ALFRED-L: Investigating the Role of Language for Action Learning in Interactive Visual Environments

Spandana Gella
Aishwarya Padmakumar
Mahdi Namazifar
Mohit Bansal
Jesse Thomason
Dilek Hakkani-Tur
Conference on Empirical Methods in Natural Language Processing (EMNLP)(2022)
Google Scholar


Embodied Vision and Language Task Completion requires an embodied agent to interpret natural language instructions and egocentric visual observations to navigate through and interact with environments. In this work, we examine ALFRED, a challenging benchmark for embodied task completion, with the goal of gaining insight into how effectively models utilize language. We find evidence that sequence-to-sequence and transformer-based models trained on this benchmark are not sufficiently sensitive to changes in input language instructions.
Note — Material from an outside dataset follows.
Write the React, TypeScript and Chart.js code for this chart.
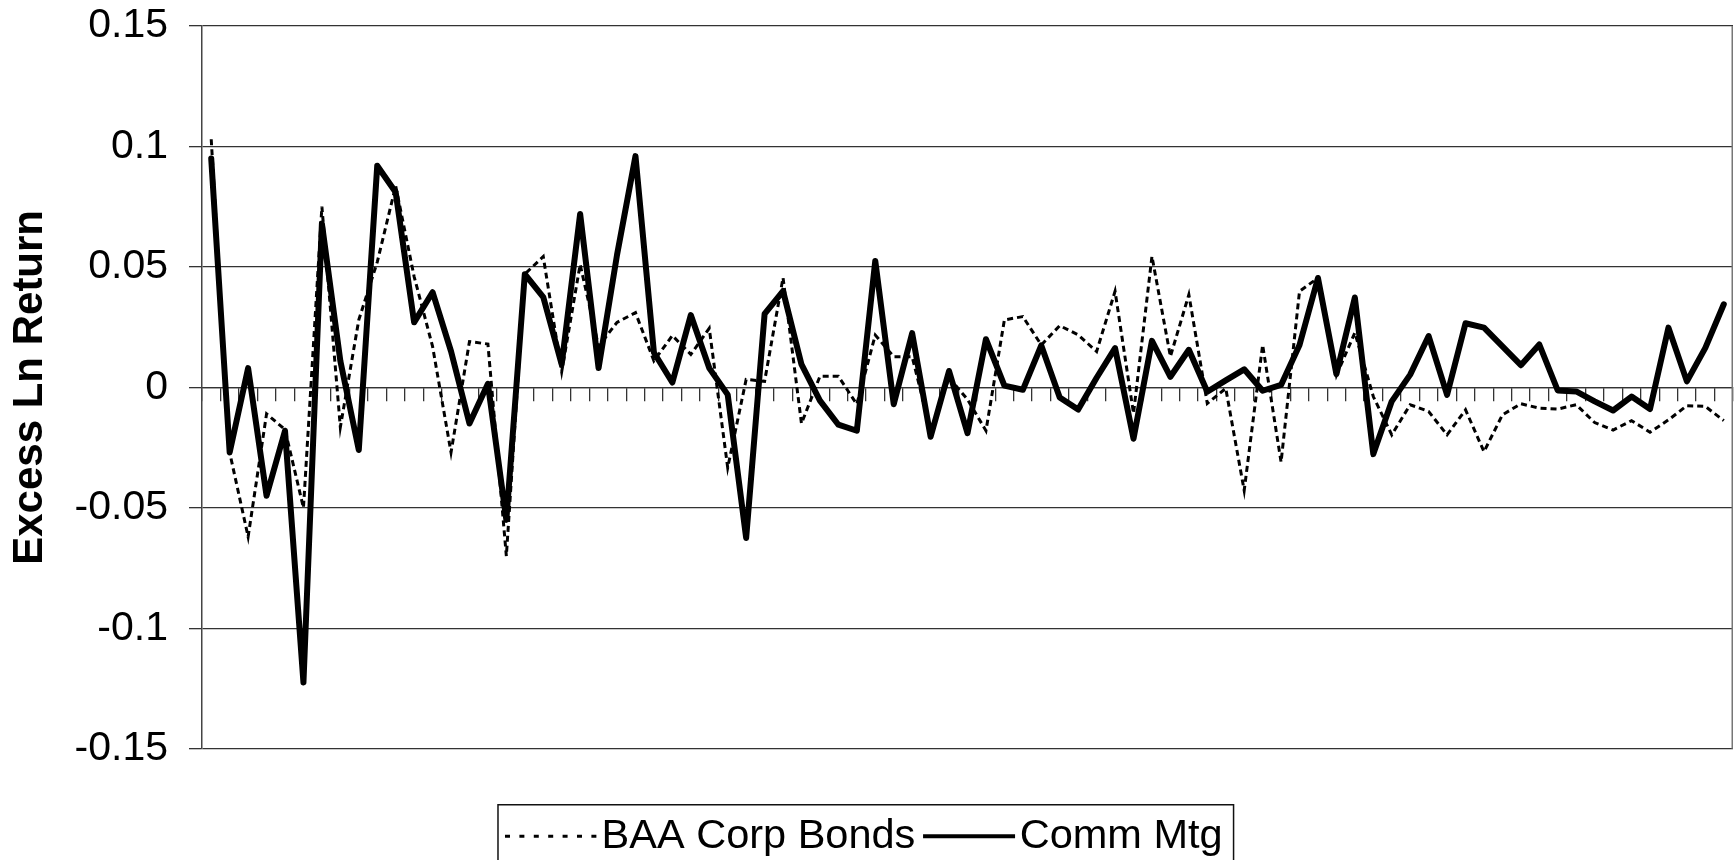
import React, { useEffect, useRef } from 'react';
import { Chart, registerables } from 'chart.js';

Chart.register(...registerables);

// ---- Data ----
const commMtg: number[] = [
  0.095, -0.027, 0.008, -0.045, -0.018, -0.1225, 0.068, 0.011, -0.026, 0.092,
  0.081, 0.027, 0.0395, 0.015, -0.015, 0.0015, -0.055, 0.047, 0.0375, 0.0095,
  0.072, 0.008, 0.055, 0.096, 0.0145, 0.002, 0.03, 0.008, -0.003, -0.0625,
  0.0305, 0.04, 0.0095, -0.0055, -0.0155, -0.018, 0.0525, -0.007, 0.0225, -0.0205,
  0.0068, -0.019, 0.02, 0.0007, -0.001, 0.0174, -0.0042, -0.0092, 0.004, 0.0163,
  -0.0213, 0.0193, 0.0044, 0.0156, -0.0018, 0.0029, 0.0075, -0.0014, 0.001, 0.0176,
  0.0454, 0.0055, 0.0373, -0.0277, -0.0058, 0.0053, 0.0213, -0.0031, 0.0266, 0.0248,
  0.017, 0.0092, 0.0178, -0.0013, -0.0017, -0.0058, -0.0096, -0.0038, -0.009, 0.0248,
  0.0025, 0.0164, 0.0345,
];

const baaCorpBonds: number[] = [
  0.103, -0.027, -0.062, -0.011, -0.0175, -0.05, 0.075, -0.0165, 0.028, 0.052,
  0.0836, 0.046, 0.017, -0.027, 0.019, 0.018, -0.07, 0.047, 0.0543, 0.0065,
  0.051, 0.017, 0.027, 0.031, 0.011, 0.0215, 0.0137, 0.0245, -0.0333, 0.0033,
  0.0025, 0.0455, -0.015, 0.0046, 0.0046, -0.007, 0.0217, 0.0127, 0.0127, -0.018,
  0.004, -0.005, -0.018, 0.028, 0.0294, 0.0176, 0.0256, 0.0218, 0.0149, 0.0399,
  -0.0108, 0.0544, 0.0128, 0.0385, -0.0067, -0.0004, -0.0428, 0.0176, -0.031, 0.0399,
  0.0454, 0.005, 0.0227, -0.0038, -0.0197, -0.0072, -0.01, -0.0197, -0.0093, -0.0267,
  -0.0114, -0.0068, -0.0086, -0.009, -0.0072, -0.0146, -0.0177, -0.0138, -0.0186, -0.0135,
  -0.0076, -0.0079, -0.0138,
];

const categories: string[] = commMtg.map((_, i) => String(i + 1));

const yTickValues: number[] = [-0.15, -0.1, -0.05, 0, 0.05, 0.1, 0.15];
const yTickLabels: string[] = ['-0.15', '-0.1', '-0.05', '0', '0.05', '0.1', '0.15'];

const seriesNames = { baa: 'BAA Corp Bonds', comm: 'Comm Mtg' };
const yAxisTitle = 'Excess Ln Return';

const FONT = "'Liberation Sans', Arial, Helvetica, sans-serif";
const LEGEND_FONT_SIZE = 41.5;
const LEGEND_BOX_W = 70.4;

const decorPlugin = {
  id: 'decor',
  afterDraw(chart: any) {
    const ctx = chart.ctx as CanvasRenderingContext2D;
    const ca = chart.chartArea;
    ctx.save();
    // right border of plot area
    ctx.strokeStyle = '#777';
    ctx.lineWidth = 1.5;
    ctx.setLineDash([]);
    ctx.beginPath();
    ctx.moveTo(ca.right - 0.75, ca.top);
    ctx.lineTo(ca.right - 0.75, ca.bottom);
    ctx.stroke();

    // legend samples + frame
    const lg = chart.legend;
    const hbs = lg?.legendHitBoxes || [];
    const items = lg?.legendItems || [];
    let mid = 0;
    let firstSampleLeft = 0;
    hbs.forEach((hb: any, i: number) => {
      const item = items[i];
      const ds = chart.data.datasets[item.datasetIndex];
      const dotted = Array.isArray(ds.borderDash) && ds.borderDash.length > 0;
      const y = hb.top + hb.height / 2;
      mid = y;
      const textLeft = hb.left + LEGEND_BOX_W + LEGEND_FONT_SIZE / 2;
      const x1 = textLeft - 4.6;
      const x0 = x1 - 92;
      if (i === 0) firstSampleLeft = x0;
      ctx.strokeStyle = '#000';
      ctx.lineCap = 'butt';
      ctx.lineWidth = dotted ? 3 : 4;
      ctx.setLineDash(dotted ? [5, 9.4] : []);
      ctx.beginPath();
      ctx.moveTo(x0, y);
      ctx.lineTo(x1, y);
      ctx.stroke();
    });
    if (hbs.length) {
      const last = hbs[hbs.length - 1];
      const left = firstSampleLeft - 7;
      const right = last.left + last.width + 11;
      const top = mid - 31.5;
      ctx.setLineDash([]);
      ctx.strokeStyle = '#111';
      ctx.lineWidth = 1.5;
      ctx.strokeRect(left, top, right - left, chart.height + 20 - top);
    }
    ctx.restore();
  },
};

export default function App() {
  const canvasRef = useRef<HTMLCanvasElement | null>(null);

  useEffect(() => {
    const canvas = canvasRef.current;
    if (!canvas) return;
    const defaultGen = (Chart as any).defaults.plugins.legend.labels.generateLabels;
    const chart = new Chart(canvas, {
      type: 'line',
      data: {
        labels: categories,
        datasets: [
          {
            label: seriesNames.comm,
            data: commMtg,
            borderColor: '#000',
            backgroundColor: 'rgba(0,0,0,0)',
            borderWidth: 6,
            borderJoinStyle: 'round',
            borderCapStyle: 'round',
            pointRadius: 0,
            tension: 0,
            fill: false,
          },
          {
            label: seriesNames.baa,
            data: baaCorpBonds,
            borderColor: '#000',
            backgroundColor: 'rgba(0,0,0,0)',
            borderWidth: 3,
            borderDash: [6, 4],
            borderJoinStyle: 'miter',
            borderCapStyle: 'butt',
            pointRadius: 0,
            tension: 0,
            fill: false,
          },
        ],
      },
      options: {
        responsive: false,
        animation: false,
        events: [],
        layout: { padding: { top: 26, right: 1, bottom: 0, left: 0 }, autoPadding: false },
        scales: {
          x: {
            type: 'category',
            position: { y: 0 } as any,
            offset: true,
            grid: {
              offset: true,
              drawOnChartArea: false,
              drawTicks: true,
              tickLength: 13,
              color: '#333',
              lineWidth: 1.3,
            },
            border: { display: true, color: '#333', width: 1.3 },
            ticks: { display: false, autoSkip: false },
            afterFit: (s: any) => {
              s.paddingLeft = 0;
              s.paddingRight = 0;
            },
          },
          y: {
            type: 'linear',
            min: -0.15,
            max: 0.15,
            afterBuildTicks: (s: any) => {
              s.ticks = yTickValues.map((v) => ({ value: v }));
            },
            ticks: {
              padding: 21,
              color: '#000',
              font: { family: FONT, size: 41 },
              callback: (v: any) => {
                const idx = yTickValues.findIndex((t) => Math.abs(t - Number(v)) < 1e-9);
                return idx >= 0 ? yTickLabels[idx] : '';
              },
            },
            grid: { color: '#333', lineWidth: 1.3, tickLength: 13, drawTicks: true },
            border: { display: true, color: '#444', width: 1.5 },
            title: {
              display: true,
              text: yAxisTitle,
              color: '#000',
              font: { family: FONT, size: 42, weight: 'bold' },
              padding: { top: 5, bottom: 0 },
            },
            afterFit: (s: any) => {
              s.width = 202;
              s.paddingTop = 0;
              s.paddingBottom = 0;
            },
          },
        },
        plugins: {
          tooltip: { enabled: false },
          legend: {
            display: true,
            position: 'bottom',
            align: 'center',
            title: { display: true, text: '', font: { size: 10 }, padding: { top: 41.55, bottom: 0 } },
            labels: {
              boxWidth: LEGEND_BOX_W,
              boxHeight: 2,
              padding: 13.2,
              color: '#000',
              font: { family: FONT, size: LEGEND_FONT_SIZE },
              generateLabels: (c: any) => {
                const items = defaultGen(c);
                return [...items].reverse().map((it: any) => ({
                  ...it,
                  fillStyle: 'rgba(0,0,0,0)',
                  strokeStyle: 'rgba(0,0,0,0)',
                  lineWidth: 0,
                  lineDash: [],
                }));
              },
            },
          },
        },
      } as any,
      plugins: [decorPlugin],
    });
    return () => chart.destroy();
  }, []);

  return (
    <div
      style={{
        position: 'fixed',
        left: 0,
        top: 0,
        width: 1734,
        height: 860,
        overflow: 'hidden',
        background: '#fff',
      }}
    >
      <canvas ref={canvasRef} width={1734} height={867} style={{ display: 'block' }} />
    </div>
  );
}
Next, we construct a new test split -- ALFRED-L to test whether ALFRED models can generalize to task structures not seen during training that intuitively require the same types of language understanding required in ALFRED. Evaluation of existing models on ALFRED-L suggests that (a) models are overly reliant on the sequence in which objects are visited in typical ALFRED trajectories and fail to adapt to modifications of this sequence and (b) models trained with additional augmented trajectories are able to adapt relatively better to such changes in input language instructions.